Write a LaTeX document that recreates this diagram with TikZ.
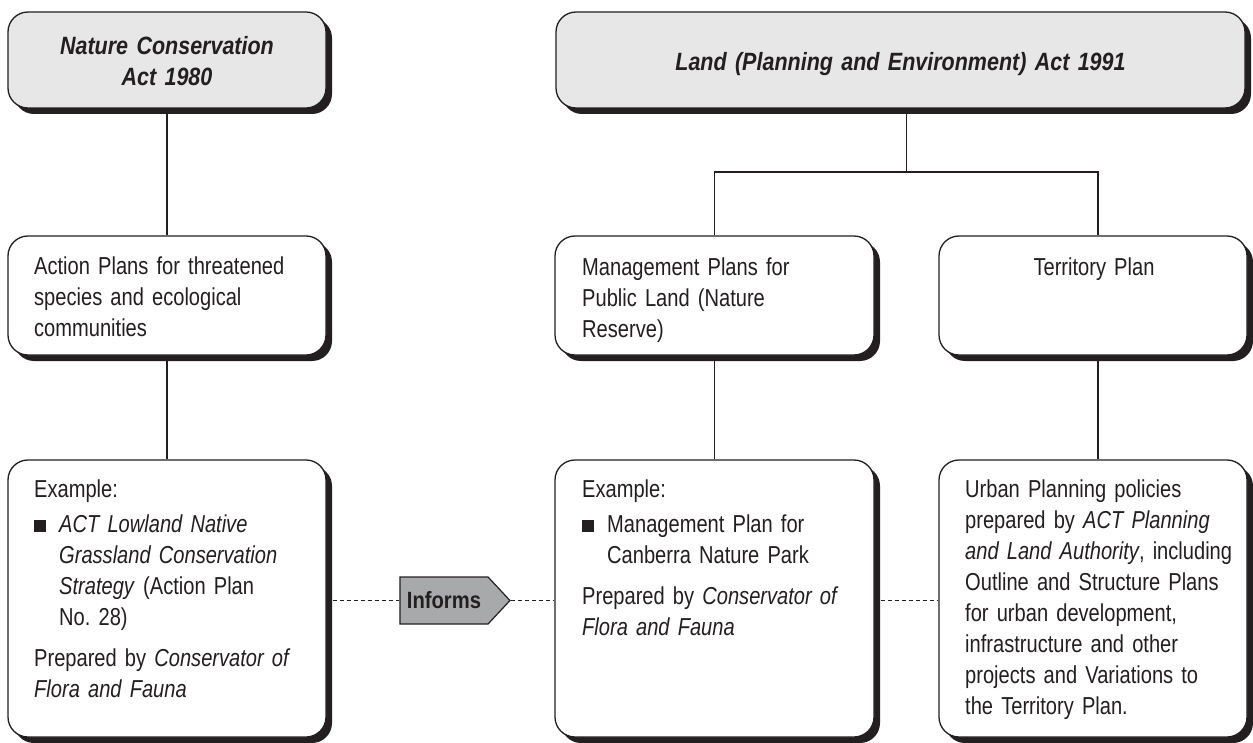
\documentclass[tikz,border=0pt]{standalone}
\usepackage{fontspec}
\setmainfont[FakeStretch=0.82]{Liberation Sans}
\newfontfamily\titlefont[FakeStretch=0.86]{Liberation Sans}
\usetikzlibrary{shadows,shapes.symbols}
\definecolor{ink}{HTML}{231F20}
\definecolor{lightfill}{HTML}{E6E7E6}
\definecolor{arrowfill}{HTML}{A8A9AA}
\tikzset{
  box/.style={draw=ink, line width=1.3pt, rounded corners=20pt, fill=white, inner sep=0pt,
    drop shadow={shadow xshift=6pt, shadow yshift=-6pt, opacity=1, fill=ink}},
  titlebox/.style={box, fill=lightfill},
  conn/.style={draw=ink, line width=1.2pt},
  dashline/.style={draw=ink, line width=1pt, dash pattern=on 4pt off 3pt},
  body/.style={font=\fontsize{24.5}{31}\selectfont, text=ink, text width=300pt, align=left, inner sep=0pt, anchor=base west},
  titletext/.style={font=\titlefont\fontsize{25}{31}\selectfont\bfseries\itshape, text=ink, text width=660pt, align=center, inner sep=0pt, anchor=base},
  informs/.style={shape=signal, signal to=east, signal pointer angle=94, draw=ink, line width=1.2pt, fill=arrowfill,
    minimum width=110pt, minimum height=47pt, inner sep=0pt, text=ink, font=\titlefont\fontsize{23.5}{28}\selectfont\bfseries}
}
\newcommand{\bulletsq}{\makebox[25pt][l]{\rule{12pt}{12pt}}}
\frenchspacing
\begin{document}
\begin{tikzpicture}[x=1pt,y=-1pt]
\useasboundingbox (0,0) rectangle (1253,743);
% connector points
\coordinate (brL) at (714.5,172);
\coordinate (brM) at (906.5,172);
\coordinate (brR) at (1098,172);
% boxes
\node[titlebox, minimum width=318pt, minimum height=96pt] (nca) at (167,60) {};
\node[titlebox, minimum width=689pt, minimum height=96pt] (lpe) at (900.5,60) {};
\node[box, minimum width=318pt, minimum height=119pt] (ap) at (167,295.5) {};
\node[box, minimum width=319pt, minimum height=119pt] (mp) at (714.5,295.5) {};
\node[box, minimum width=308pt, minimum height=119pt] (tp) at (1093,295.5) {};
\node[box, minimum width=318pt, minimum height=277pt] (ex1) at (167,598.5) {};
\node[box, minimum width=319pt, minimum height=277pt] (ex2) at (714.5,598.5) {};
\node[box, minimum width=308pt, minimum height=277pt] (up) at (1093,598.5) {};
% connector lines
\draw[conn] (nca.south) -- (ap.north);
\draw[conn] (ap.south) -- (ex1.north);
\draw[conn] (lpe.south -| brM) -- (brM);
\draw[conn] (mp.north) -- (brL) -- (brR) -- (brR |- tp.north);
\draw[conn] (mp.south) -- (ex2.north);
\draw[conn] (tp.south -| brR) -- (up.north -| brR);
% informs arrow
\node[informs] (inf) at (444,600.5) {Informs};
\draw[dashline] (ex1.east |- inf.west) ++(6pt,0) -- (inf.west);
\draw[dashline] (inf.east) -- (ex2.west |- inf.east);
\draw[dashline] (ex2.east |- inf.east) ++(6pt,0) -- (up.west |- inf.east);
% texts
\node[titletext, text width=300pt] (ncat) at (167,55) {Nature Conservation\\Act 1980};
\node[titletext] (lpet) at (900.5,71) {Land (Planning and Environment) Act 1991};
\node[body] (apt) at (34,275) {Action Plans for threatened\\species and ecological\\communities};
\node[body] (mpt) at (582,276) {Management Plans for\\Public Land (Nature\\Reserve)};
\node[body, anchor=base, align=center, text width=280pt] (tpt) at (1094,276) {Territory Plan};
\node[body] (ex1t) at (34,497) {Example:\\[4pt]
\bulletsq\textit{ACT Lowland Native}\\
\hspace*{25pt}\textit{Grassland Conservation}\\
\hspace*{25pt}\textit{Strategy} (Action Plan\\
\hspace*{25pt}No.\ 28)\\[10pt]
Prepared by \textit{Conservator of}\\
\textit{Flora and Fauna}};
\node[body] (ex2t) at (582,497) {Example:\\[4pt]
\bulletsq Management Plan for\\
\hspace*{25pt}Canberra Nature Park\\[10pt]
Prepared by \textit{Conservator of}\\
\textit{Flora and Fauna}};
\node[body] (upt) at (965,497) {Urban Planning policies\\prepared by \textit{ACT Planning}\\\textit{and Land Authority}, including\\Outline and Structure Plans\\for urban development,\\infrastructure and other\\projects and Variations to\\the Territory Plan.};
\end{tikzpicture}
\end{document}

..............................

DIRECTIONS FOR THIS TASK -
Transcribe the material as is, with images omitted.

ANSWER TO THE EXERCISE -
Write a LaTeX document that recreates this diagram with TikZ.
\documentclass[tikz,border=0pt]{standalone}
\usepackage{fontspec}
\setmainfont[FakeStretch=0.82]{Liberation Sans}
\newfontfamily\titlefont[FakeStretch=0.86]{Liberation Sans}
\usetikzlibrary{shadows,shapes.symbols}
\definecolor{ink}{HTML}{231F20}
\definecolor{lightfill}{HTML}{E6E7E6}
\definecolor{arrowfill}{HTML}{A8A9AA}
\tikzset{
  box/.style={draw=ink, line width=1.3pt, rounded corners=20pt, fill=white, inner sep=0pt,
    drop shadow={shadow xshift=6pt, shadow yshift=-6pt, opacity=1, fill=ink}},
  titlebox/.style={box, fill=lightfill},
  conn/.style={draw=ink, line width=1.2pt},
  dashline/.style={draw=ink, line width=1pt, dash pattern=on 4pt off 3pt},
  body/.style={font=\fontsize{24.5}{31}\selectfont, text=ink, text width=300pt, align=left, inner sep=0pt, anchor=base west},
  titletext/.style={font=\titlefont\fontsize{25}{31}\selectfont\bfseries\itshape, text=ink, text width=660pt, align=center, inner sep=0pt, anchor=base},
  informs/.style={shape=signal, signal to=east, signal pointer angle=94, draw=ink, line width=1.2pt, fill=arrowfill,
    minimum width=110pt, minimum height=47pt, inner sep=0pt, text=ink, font=\titlefont\fontsize{23.5}{28}\selectfont\bfseries}
}
\newcommand{\bulletsq}{\makebox[25pt][l]{\rule{12pt}{12pt}}}
\frenchspacing
\begin{document}
\begin{tikzpicture}[x=1pt,y=-1pt]
\useasboundingbox (0,0) rectangle (1253,743);
% connector points
\coordinate (brL) at (714.5,172);
\coordinate (brM) at (906.5,172);
\coordinate (brR) at (1098,172);
% boxes
\node[titlebox, minimum width=318pt, minimum height=96pt] (nca) at (167,60) {};
\node[titlebox, minimum width=689pt, minimum height=96pt] (lpe) at (900.5,60) {};
\node[box, minimum width=318pt, minimum height=119pt] (ap) at (167,295.5) {};
\node[box, minimum width=319pt, minimum height=119pt] (mp) at (714.5,295.5) {};
\node[box, minimum width=308pt, minimum height=119pt] (tp) at (1093,295.5) {};
\node[box, minimum width=318pt, minimum height=277pt] (ex1) at (167,598.5) {};
\node[box, minimum width=319pt, minimum height=277pt] (ex2) at (714.5,598.5) {};
\node[box, minimum width=308pt, minimum height=277pt] (up) at (1093,598.5) {};
% connector lines
\draw[conn] (nca.south) -- (ap.north);
\draw[conn] (ap.south) -- (ex1.north);
\draw[conn] (lpe.south -| brM) -- (brM);
\draw[conn] (mp.north) -- (brL) -- (brR) -- (brR |- tp.north);
\draw[conn] (mp.south) -- (ex2.north);
\draw[conn] (tp.south -| brR) -- (up.north -| brR);
% informs arrow
\node[informs] (inf) at (444,600.5) {Informs};
\draw[dashline] (ex1.east |- inf.west) ++(6pt,0) -- (inf.west);
\draw[dashline] (inf.east) -- (ex2.west |- inf.east);
\draw[dashline] (ex2.east |- inf.east) ++(6pt,0) -- (up.west |- inf.east);
% texts
\node[titletext, text width=300pt] (ncat) at (167,55) {Nature Conservation\\Act 1980};
\node[titletext] (lpet) at (900.5,71) {Land (Planning and Environment) Act 1991};
\node[body] (apt) at (34,275) {Action Plans for threatened\\species and ecological\\communities};
\node[body] (mpt) at (582,276) {Management Plans for\\Public Land (Nature\\Reserve)};
\node[body, anchor=base, align=center, text width=280pt] (tpt) at (1094,276) {Territory Plan};
\node[body] (ex1t) at (34,497) {Example:\\[4pt]
\bulletsq\textit{ACT Lowland Native}\\
\hspace*{25pt}\textit{Grassland Conservation}\\
\hspace*{25pt}\textit{Strategy} (Action Plan\\
\hspace*{25pt}No.\ 28)\\[10pt]
Prepared by \textit{Conservator of}\\
\textit{Flora and Fauna}};
\node[body] (ex2t) at (582,497) {Example:\\[4pt]
\bulletsq Management Plan for\\
\hspace*{25pt}Canberra Nature Park\\[10pt]
Prepared by \textit{Conservator of}\\
\textit{Flora and Fauna}};
\node[body] (upt) at (965,497) {Urban Planning policies\\prepared by \textit{ACT Planning}\\\textit{and Land Authority}, including\\Outline and Structure Plans\\for urban development,\\infrastructure and other\\projects and Variations to\\the Territory Plan.};
\end{tikzpicture}
\end{document}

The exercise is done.